何年も留年しているのに、それがもはやかっこいい神がかっているような存在として描かれている。

 

あなたは色んな可能性があったのではないかと夢想しそれがうまく行かなければ小津くんのせいにしている。だがしかし、人生に可能性なぞないのである。

その点、小津くんは自分の運命をどんなものであろうと、どっしりと構えている。

的を得てるねー

 

大学生は誰もが夢見ている。多くの友達と夜明けまでどんちゃん騒ぎをし、勉学にもそこそこ打ち込み、恋愛にももちろん全力で取り組む、

なんてことを。

私もそうであった。

もうちょっとこうすればなんてことを一ミリも思わないわけではないが、実際やりたいことはできたし、わりかし満足している。
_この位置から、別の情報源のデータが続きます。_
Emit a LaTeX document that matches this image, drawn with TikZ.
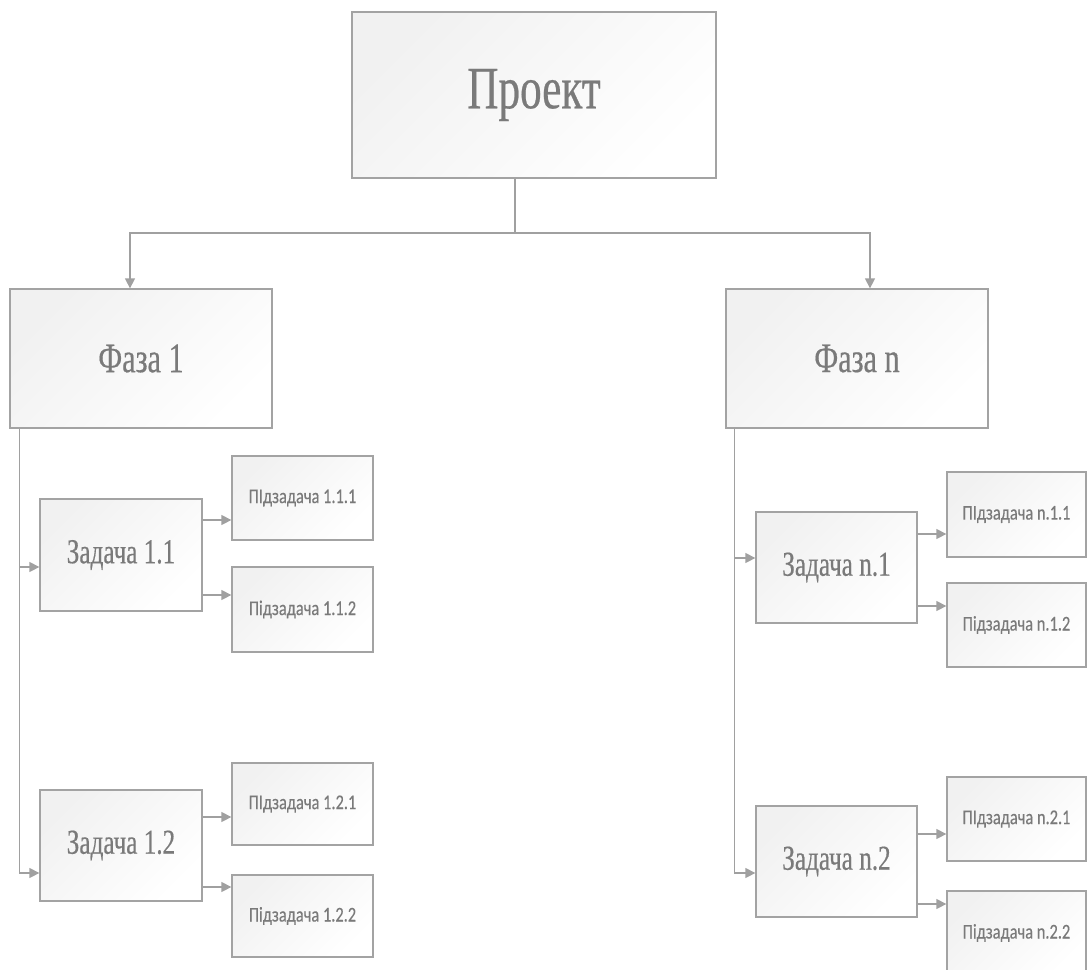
\documentclass[tikz,border=0pt]{standalone}
\usepackage{fontspec}
\usetikzlibrary{arrows.meta}
\newfontfamily\condserif[FakeStretch=0.72,FakeBold=0.4]{Liberation Serif}
\newfontfamily\subfont[FakeStretch=0.78,FakeBold=0.3]{Carlito}
\definecolor{txt}{HTML}{7A7A7A}
\definecolor{ln}{HTML}{A0A0A0}
\definecolor{bd}{HTML}{A3A3A3}
\definecolor{shd}{HTML}{F1F1F1}
\tikzset{
  box/.style={draw=bd, line width=1.3pt, rectangle, inner sep=0pt,
    top color=shd, bottom color=white, shading angle=45, text=txt, align=center},
  bigbox/.style={box, font=\condserif\fontsize{60}{70}\selectfont},
  phasebox/.style={box, font=\condserif\fontsize{42}{50}\selectfont},
  taskbox/.style={box, font=\condserif\fontsize{35}{42}\selectfont},
  subbox/.style={box, font=\subfont\fontsize{21}{25}\selectfont},
  conn/.style={draw=ln, line width=1.4pt},
  arr/.style={conn, -{Triangle[length=10pt,width=10pt]}},
}
\begin{document}
\begin{tikzpicture}[x=1pt,y=-1pt]
\useasboundingbox (0,0) rectangle (1088,970);
\begin{scope}
\clip (0,0) rectangle (1088,970);
% nodes
\node[bigbox, minimum width=364, minimum height=166] (p) at (534,95) {Проект};
\node[phasebox, minimum width=262, minimum height=139] (f1) at (141,358.5) {Фаза 1};
\node[phasebox, minimum width=262, minimum height=139] (fn) at (857,358.5) {Фаза n};
\node[taskbox, minimum width=162, minimum height=112] (t11) at (121,555) {Задача 1.1};
\node[taskbox, minimum width=162, minimum height=111] (t12) at (121,845.5) {Задача 1.2};
\node[taskbox, minimum width=161, minimum height=111] (tn1) at (836.5,567.5) {Задача n.1};
\node[taskbox, minimum width=161, minimum height=111] (tn2) at (836.5,861.5) {Задача n.2};
\node[subbox, minimum width=141, minimum height=84] (s111) at (302.5,498) {ПІдзадача 1.1.1};
\node[subbox, minimum width=141, minimum height=85] (s112) at (302.5,609.5) {Підзадача 1.1.2};
\node[subbox, minimum width=141, minimum height=82] (s121) at (302.5,804) {ПІдзадача 1.2.1};
\node[subbox, minimum width=141, minimum height=82] (s122) at (302.5,916) {Підзадача 1.2.2};
\node[subbox, minimum width=139, minimum height=85] (sn11) at (1016.5,514.5) {ПІдзадача n.1.1};
\node[subbox, minimum width=139, minimum height=84] (sn12) at (1016.5,625) {Підзадача n.1.2};
\node[subbox, minimum width=139, minimum height=84] (sn21) at (1016.5,819) {ПІдзадача n.2.1};
\node[subbox, minimum width=139, minimum height=84] (sn22) at (1016.5,933) {Підзадача n.2.2};
% top connectors
\coordinate (j) at (515,233);
\draw[conn] (p.south -| j) -- (j);
\draw[arr] (j) -| ([xshift=-11]f1.north);
\draw[arr] (j) -| ([xshift=13]fn.north);
% left trunk
\coordinate (L) at ([xshift=10]f1.south west);
\path ([yshift=-12]t11.west) coordinate (t11in);
\path ([yshift=-27.5]t12.west) coordinate (t12in);
\draw[arr] (L) |- (t12in);
\draw[arr] (L |- t11in) -- (t11in);
% right trunk
\coordinate (R) at ([xshift=9]fn.south west);
\path ([yshift=9.5]tn1.west) coordinate (tn1in);
\path ([yshift=-11.5]tn2.west) coordinate (tn2in);
\draw[arr] (R) |- (tn2in);
\draw[arr] (R |- tn1in) -- (tn1in);
% task -> subtask
\path ([yshift=35]t11.east) coordinate (a1);
\draw[arr] (a1) -- (a1 -| s111.west);
\path ([yshift=-40]t11.east) coordinate (a2);
\draw[arr] (a2) -- (a2 -| s112.west);
\path ([yshift=28.5]t12.east) coordinate (a3);
\draw[arr] (a3) -- (a3 -| s121.west);
\path ([yshift=-41.5]t12.east) coordinate (a4);
\draw[arr] (a4) -- (a4 -| s122.west);
\path ([yshift=33.5]tn1.east) coordinate (b1);
\draw[arr] (b1) -- (b1 -| sn11.west);
\path ([yshift=-38.5]tn1.east) coordinate (b2);
\draw[arr] (b2) -- (b2 -| sn12.west);
\path ([yshift=27.5]tn2.east) coordinate (b3);
\draw[arr] (b3) -- (b3 -| sn21.west);
\path ([yshift=-42.5]tn2.east) coordinate (b4);
\draw[arr] (b4) -- (b4 -| sn22.west);
\end{scope}
\end{tikzpicture}
\end{document}
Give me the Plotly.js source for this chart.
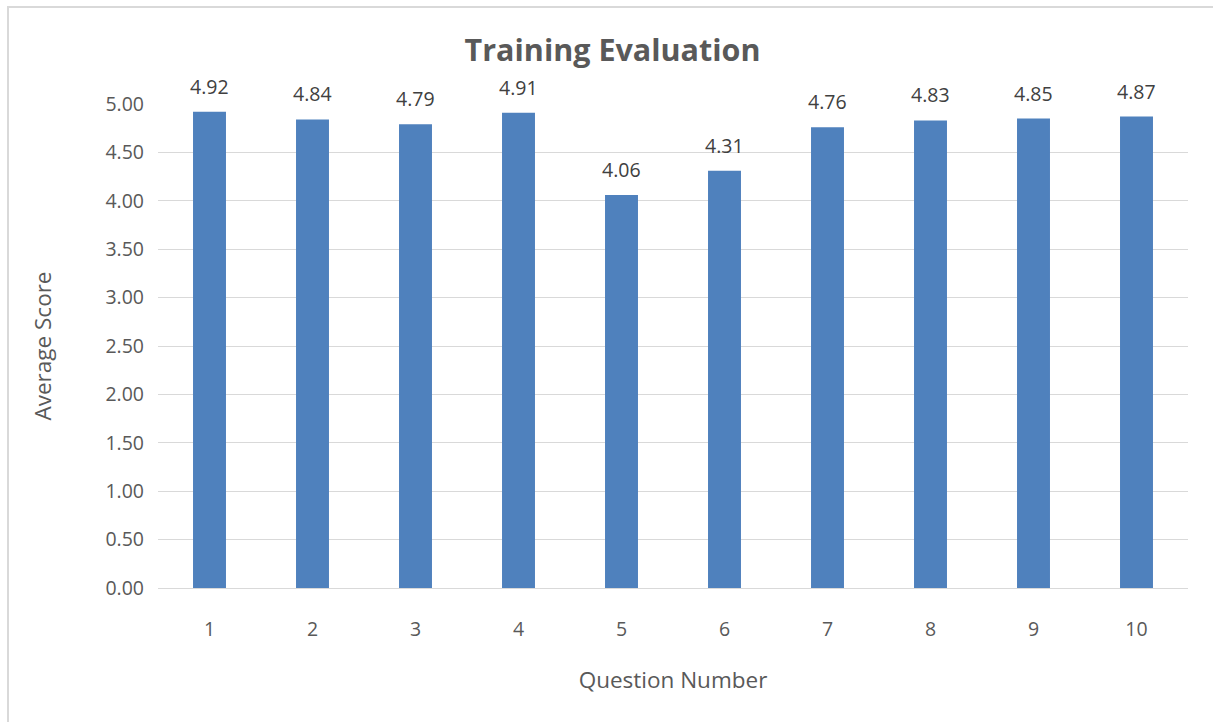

だからこそ、この主人公の気持ちはよくわかるし、只者ならぬ妖気を垂れ流ししている占い師がいたら、私とて危うく財布の紐をゆるめたかもしれん。

あの、占い師とのやり取りは何度読んでも最高だ。

論理的に考えた。

能ある鷹が爪を隠しすぎて、出しどころがわからなくなってしまったとか、好機はすぐ目の前です。

あなたはきっと長生きするでしょうから、好機を掴むことができるでしょう、

都合が悪くなれば、好機というものも、刻一刻と変化していくものです。

 

確かに、私は人の話に耳を傾けてこなかった、早くも自分の人生に決定権なぞないのだと判断すべきであった。